En négligeant ainsi le risque, MM ne permet ni de justifier la différence de rémunération entre les fonds propres et les fonds empruntés, ni de rendre compte de la différence de valeur économique entre une entreprise très endettée et une autre qui l’est moins (qui s’explique par la théorie des options réelles140). MM ne donne pas non plus la mesure de la richesse pouvant être générée en offrant aux investisseurs le couple risque-rendement désiré.
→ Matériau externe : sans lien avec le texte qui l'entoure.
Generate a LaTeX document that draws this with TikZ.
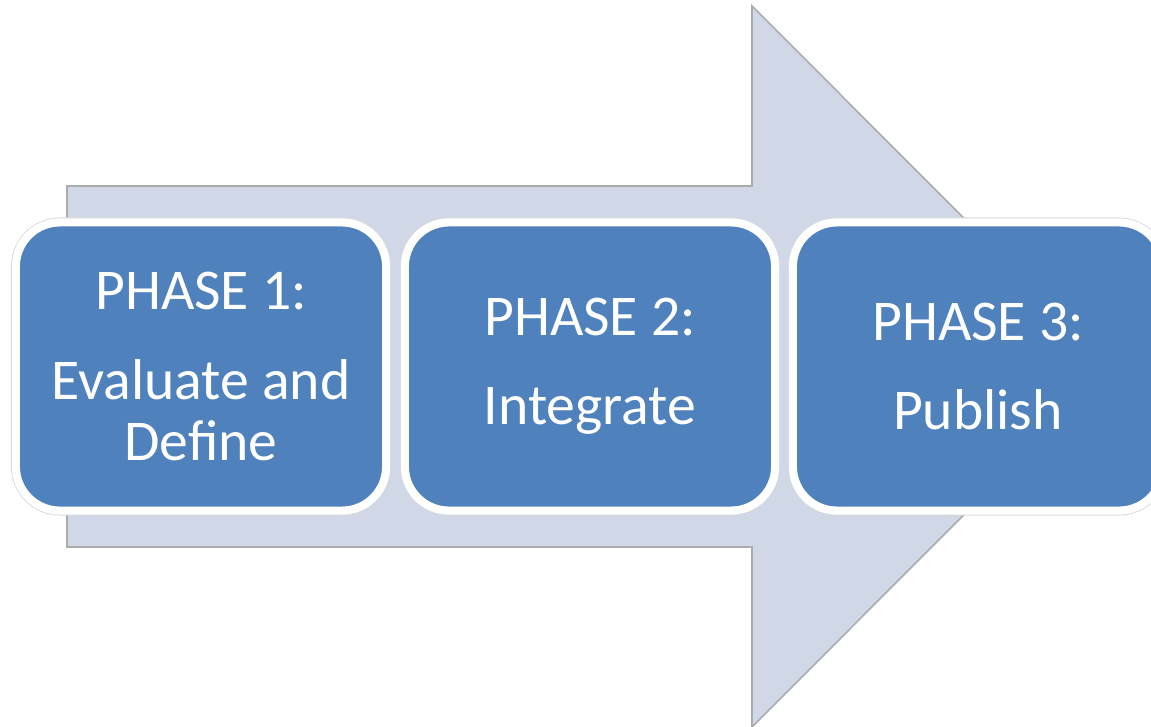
\documentclass[tikz,border=0pt]{standalone}
\usepackage{fontspec}
\setmainfont{Carlito}
\usepackage{tikz}
\usetikzlibrary{positioning}
\definecolor{phaseblue}{HTML}{4F81BD}
\definecolor{arrowfill}{HTML}{D0D8E8}
\definecolor{arrowline}{HTML}{ABABAB}

\begin{document}
\begin{tikzpicture}[x=0.01cm,y=-0.01cm,
  phase/.style={rectangle, rounded corners=0.44cm, fill=phaseblue, draw=white, line width=2.3pt,
    preaction={draw=black!15, line width=2.8pt},
    minimum width=3.7cm, minimum height=2.88cm, inner sep=0pt,
    text=white, align=center, font=\fontsize{16.4}{17.4}\selectfont}]
  \useasboundingbox (0,0) rectangle (1151,727);
  % big arrow behind the phases
  \draw[fill=arrowfill, draw=arrowline, line width=0.45pt] (67,186) -- (752,186) -- (752,6) -- (1112,366.5) -- (752,727) -- (752,547) -- (67,547) -- cycle;

  \draw (201,366.5) node[phase] (p1) {PHASE 1:\\[8pt]Evaluate and\\Define};
  \draw (590,366.5) node[phase] (p2) {PHASE 2:\\[8pt]Integrate};
  \draw (978,366.5) node[phase] (p3) {PHASE 3:\\[8pt]Publish};
\end{tikzpicture}
\end{document}
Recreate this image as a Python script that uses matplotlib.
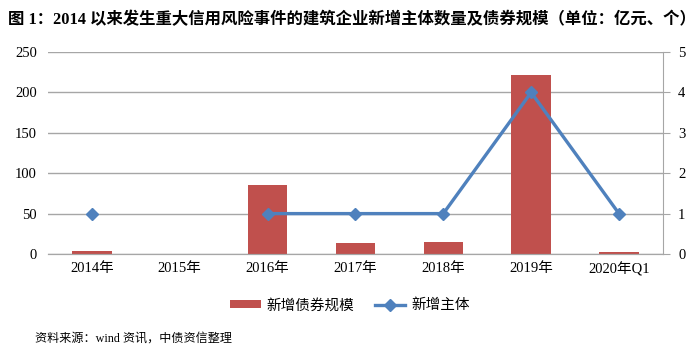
import numpy as np
import matplotlib
matplotlib.use('Agg')
import matplotlib.pyplot as plt

plt.rcParams['font.family'] = ['Liberation Serif', 'Noto Sans CJK SC']

categories = ['2014年', '2015年', '2016年', '2017年', '2018年', '2019年', '2020年Q1']
bond_scale = [4, 0, 85, 13, 15, 222, 2]          # 新增债券规模（亿元）
new_issuers = [1, np.nan, 1, 1, 1, 4, 1]         # 新增主体（个）

COL_BAR = '#C0504D'
COL_LINE = '#4F81BD'
COL_GRID = '#A6A6A6'

fig = plt.figure(figsize=(7.0, 3.55), dpi=100)
ax = fig.add_axes([0.0686, 0.2845, 0.8784, 0.569])
ax2 = ax.twinx()

x = np.arange(len(categories))
ax.bar(x, bond_scale, width=0.45, color=COL_BAR, zorder=2, label='新增债券规模')
ax2.plot(x, new_issuers, color=COL_LINE, lw=2.4, marker='D', ms=6.5,
         zorder=3, label='新增主体')

ax.set_xlim(-0.5, len(categories) - 0.5)
ax.set_ylim(0, 250)
ax.set_yticks(range(0, 251, 50))
ax2.set_ylim(0, 5)
ax2.set_yticks(range(0, 6))
ax.yaxis.grid(True, color=COL_GRID, lw=1.0, zorder=0)
ax.set_axisbelow(True)

ax.set_xticks(x)
ax.set_xticklabels(categories)
for a in (ax, ax2):
    for s in ('top', 'left'):
        a.spines[s].set_visible(False)
    a.spines['bottom'].set_color(COL_GRID)
    a.spines['right'].set_color(COL_GRID)
    a.tick_params(labelsize=10.5, colors='black')
ax.spines['right'].set_visible(False)
ax.tick_params(axis='y', length=0, pad=8)
ax.tick_params(axis='x', length=0, pad=6)
ax2.tick_params(axis='y', length=5, color=COL_GRID, pad=6)

h1, l1 = ax.get_legend_handles_labels()
h2, l2 = ax2.get_legend_handles_labels()
fig.legend(h1 + h2, l1 + l2, loc='center', bbox_to_anchor=(0.5, 0.14), ncol=2,
           frameon=False, fontsize=10.5, handlelength=2.1, handleheight=0.5,
           handletextpad=0.4, columnspacing=1.4)

fig.text(0.012, 0.945, '图 1：2014 以来发生重大信用风险事件的建筑企业新增主体数量及债券规模（单位：亿元、个）',
         fontsize=11.8, fontweight='bold', ha='left', va='center',
         family=['Liberation Serif', 'Noto Sans CJK SC'])
fig.text(0.05, 0.045, '资料来源：wind 资讯，中债资信整理', fontsize=8.7,
         ha='left', va='center')

fig.savefig('out.png', dpi=100)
En réalité, les actifs d’une entreprise définissent un couple risque-rendement. Ce couple ne trouve pas nécessairement un « acquéreur ». Par le mécanisme de l’entreprise et du crédit, en combinant les proportions du capital et les différentes sortes de financement, l’entrepreneur arrive à offrir à ses investisseurs le couple qui leur convient. Ce faisant, il réduit les coûts de financement et parfois tout simplement trouve les ressources qui, autrement, auraient fait défaut.

En conclusion à cette sous-section, nous tenons à affirmer le lien indissoluble entre les emplois et les ressources d’une entreprise141, la position centrale du risque et le fait que l’innovation financière crée de la richesse.

Notes
140.

. Une entreprise qui n’est pas endettée a encore la possibilité de le faire, ce qui lui donne une option sur des opportunités, alors qu’une entreprise qui est endettée n’a pas cette option. La prime théorique de ces options dites réelles constitue la différence entre les deux valeurs économiques. Bien évidemment, la prime augmente lorsque la liquidité diminue ou que l’entreprise endettée a également un risque de faillite.

141.

. Nous en verrons des applications dans les parties suivantes.